Copy all entries without alteration and skip the pictures they hold.

(begin)

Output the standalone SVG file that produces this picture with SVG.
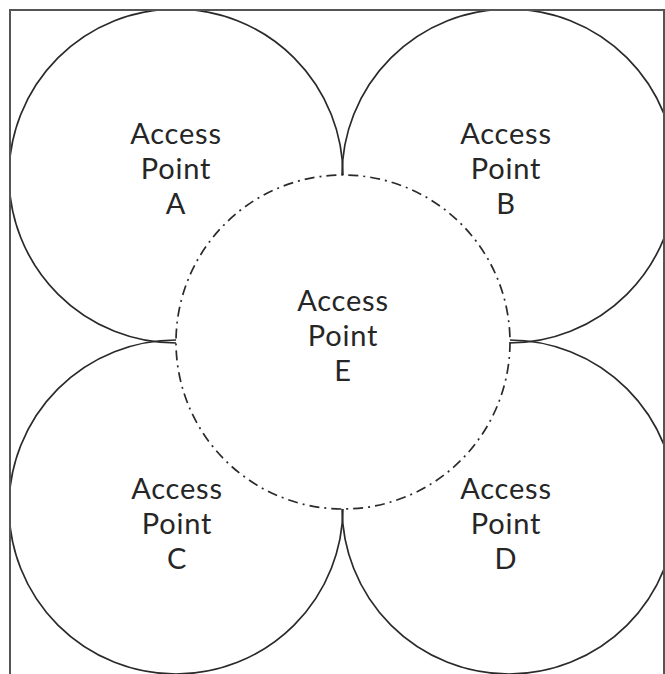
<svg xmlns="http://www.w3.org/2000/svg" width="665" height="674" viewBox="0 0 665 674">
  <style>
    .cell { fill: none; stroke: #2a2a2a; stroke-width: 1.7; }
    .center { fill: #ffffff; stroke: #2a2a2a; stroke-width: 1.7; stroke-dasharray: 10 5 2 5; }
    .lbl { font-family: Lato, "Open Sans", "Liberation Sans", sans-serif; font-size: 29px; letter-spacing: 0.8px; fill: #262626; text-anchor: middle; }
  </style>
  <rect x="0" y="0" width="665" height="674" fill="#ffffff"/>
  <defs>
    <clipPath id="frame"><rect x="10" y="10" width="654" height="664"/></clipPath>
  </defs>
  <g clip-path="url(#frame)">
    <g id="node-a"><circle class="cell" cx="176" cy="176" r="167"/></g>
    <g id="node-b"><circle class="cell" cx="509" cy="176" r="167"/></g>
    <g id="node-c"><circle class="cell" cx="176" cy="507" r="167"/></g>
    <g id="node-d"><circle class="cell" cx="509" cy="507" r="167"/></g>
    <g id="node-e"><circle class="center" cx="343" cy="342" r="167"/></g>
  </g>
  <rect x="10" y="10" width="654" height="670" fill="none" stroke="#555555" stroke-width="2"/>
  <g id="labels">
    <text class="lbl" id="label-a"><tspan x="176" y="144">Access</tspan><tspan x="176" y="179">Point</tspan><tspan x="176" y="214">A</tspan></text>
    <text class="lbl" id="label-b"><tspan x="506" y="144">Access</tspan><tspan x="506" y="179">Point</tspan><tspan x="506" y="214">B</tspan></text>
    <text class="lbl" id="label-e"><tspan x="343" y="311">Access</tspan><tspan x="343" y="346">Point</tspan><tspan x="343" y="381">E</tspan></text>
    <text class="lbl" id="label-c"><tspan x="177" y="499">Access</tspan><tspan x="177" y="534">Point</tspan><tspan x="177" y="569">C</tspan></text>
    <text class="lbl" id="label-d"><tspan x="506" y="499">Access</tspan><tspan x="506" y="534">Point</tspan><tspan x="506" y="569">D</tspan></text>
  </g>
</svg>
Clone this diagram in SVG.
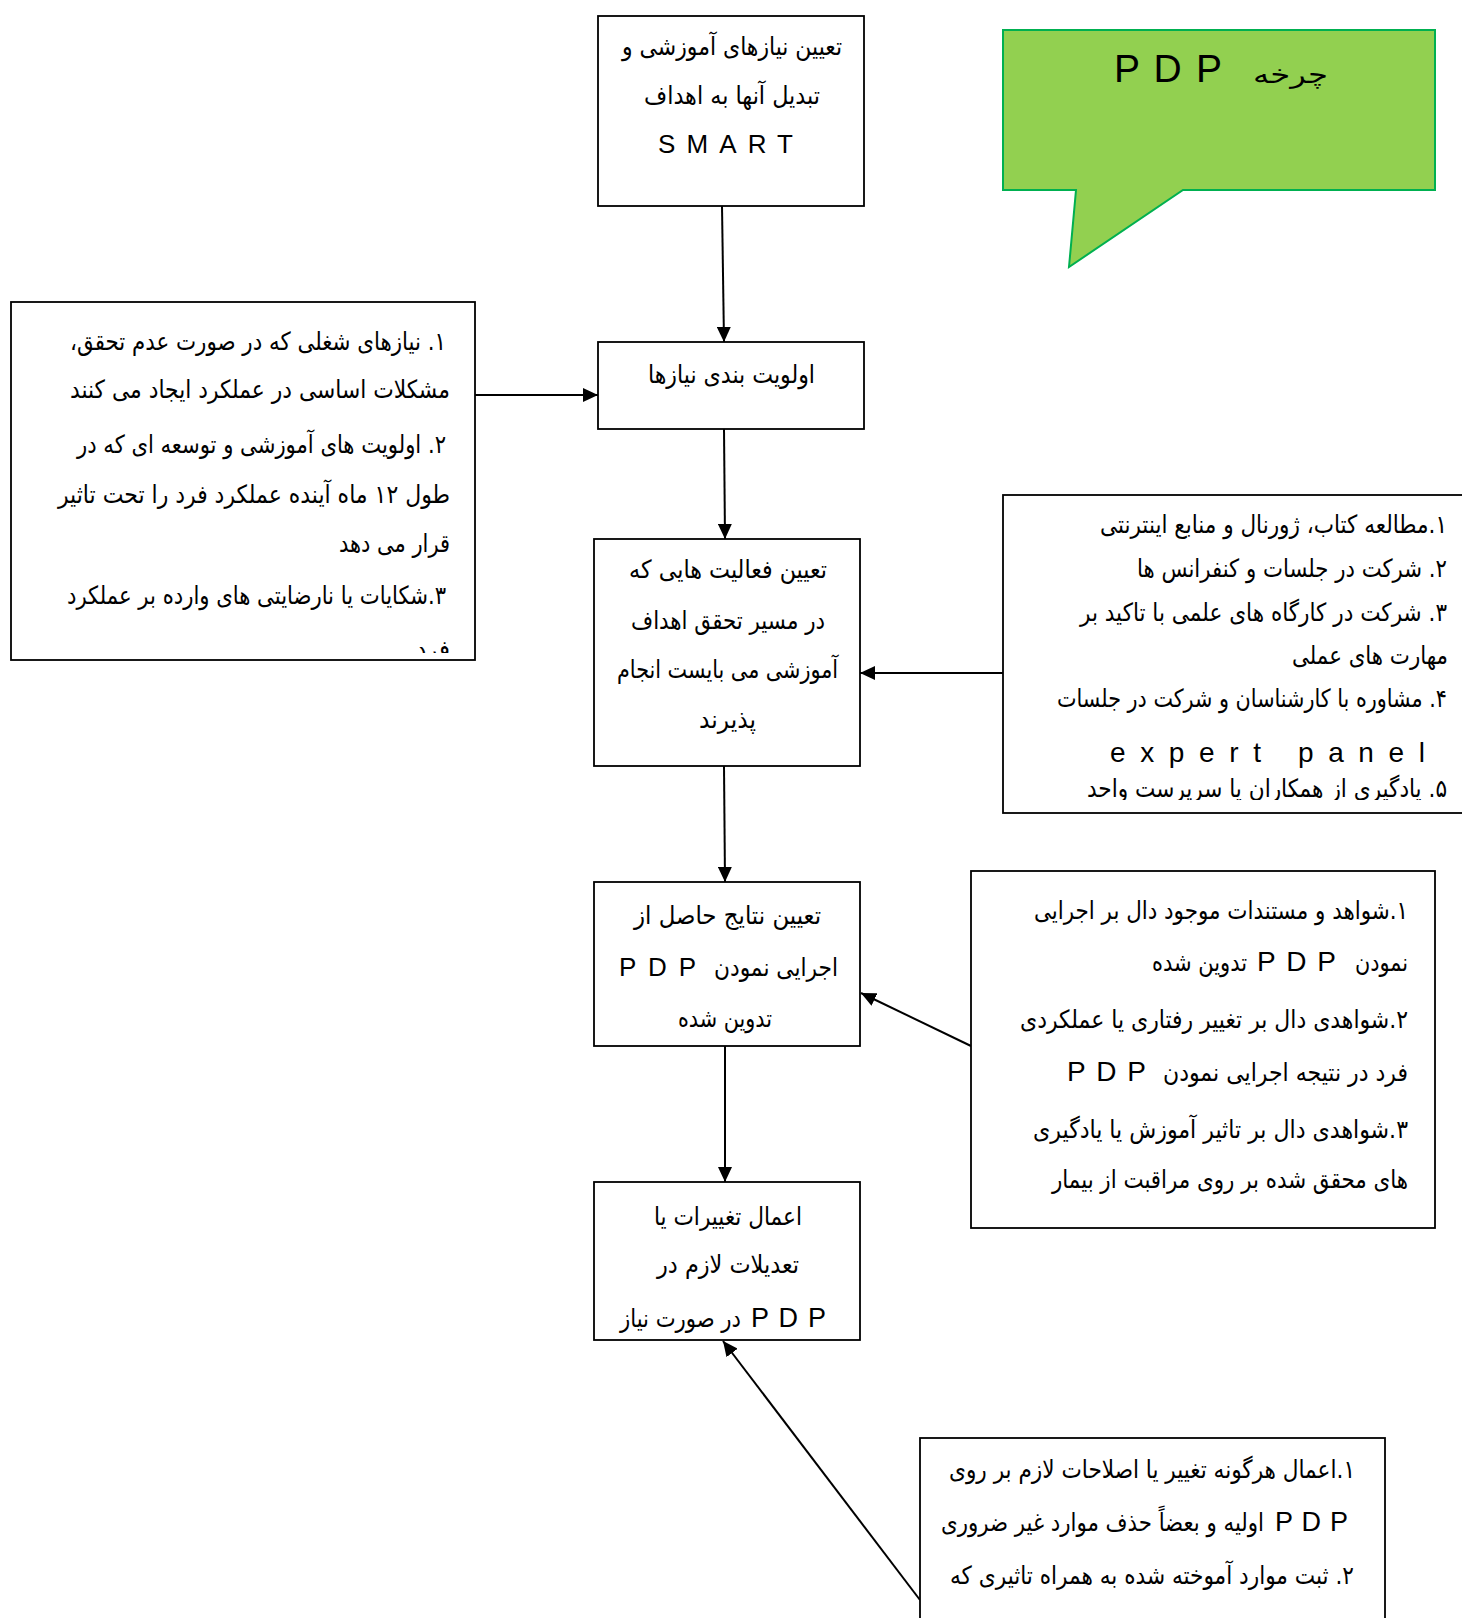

(end)

■ Complete answer
Output the standalone SVG file that produces this picture with SVG.
<svg xmlns="http://www.w3.org/2000/svg" width="665" height="674" viewBox="0 0 665 674">
  <style>
    .cell { fill: none; stroke: #2a2a2a; stroke-width: 1.7; }
    .center { fill: #ffffff; stroke: #2a2a2a; stroke-width: 1.7; stroke-dasharray: 10 5 2 5; }
    .lbl { font-family: Lato, "Open Sans", "Liberation Sans", sans-serif; font-size: 29px; letter-spacing: 0.8px; fill: #262626; text-anchor: middle; }
  </style>
  <rect x="0" y="0" width="665" height="674" fill="#ffffff"/>
  <defs>
    <clipPath id="frame"><rect x="10" y="10" width="654" height="664"/></clipPath>
  </defs>
  <g clip-path="url(#frame)">
    <g id="node-a"><circle class="cell" cx="176" cy="176" r="167"/></g>
    <g id="node-b"><circle class="cell" cx="509" cy="176" r="167"/></g>
    <g id="node-c"><circle class="cell" cx="176" cy="507" r="167"/></g>
    <g id="node-d"><circle class="cell" cx="509" cy="507" r="167"/></g>
    <g id="node-e"><circle class="center" cx="343" cy="342" r="167"/></g>
  </g>
  <rect x="10" y="10" width="654" height="670" fill="none" stroke="#555555" stroke-width="2"/>
  <g id="labels">
    <text class="lbl" id="label-a"><tspan x="176" y="144">Access</tspan><tspan x="176" y="179">Point</tspan><tspan x="176" y="214">A</tspan></text>
    <text class="lbl" id="label-b"><tspan x="506" y="144">Access</tspan><tspan x="506" y="179">Point</tspan><tspan x="506" y="214">B</tspan></text>
    <text class="lbl" id="label-e"><tspan x="343" y="311">Access</tspan><tspan x="343" y="346">Point</tspan><tspan x="343" y="381">E</tspan></text>
    <text class="lbl" id="label-c"><tspan x="177" y="499">Access</tspan><tspan x="177" y="534">Point</tspan><tspan x="177" y="569">C</tspan></text>
    <text class="lbl" id="label-d"><tspan x="506" y="499">Access</tspan><tspan x="506" y="534">Point</tspan><tspan x="506" y="569">D</tspan></text>
  </g>
</svg>
Clone this diagram in SVG.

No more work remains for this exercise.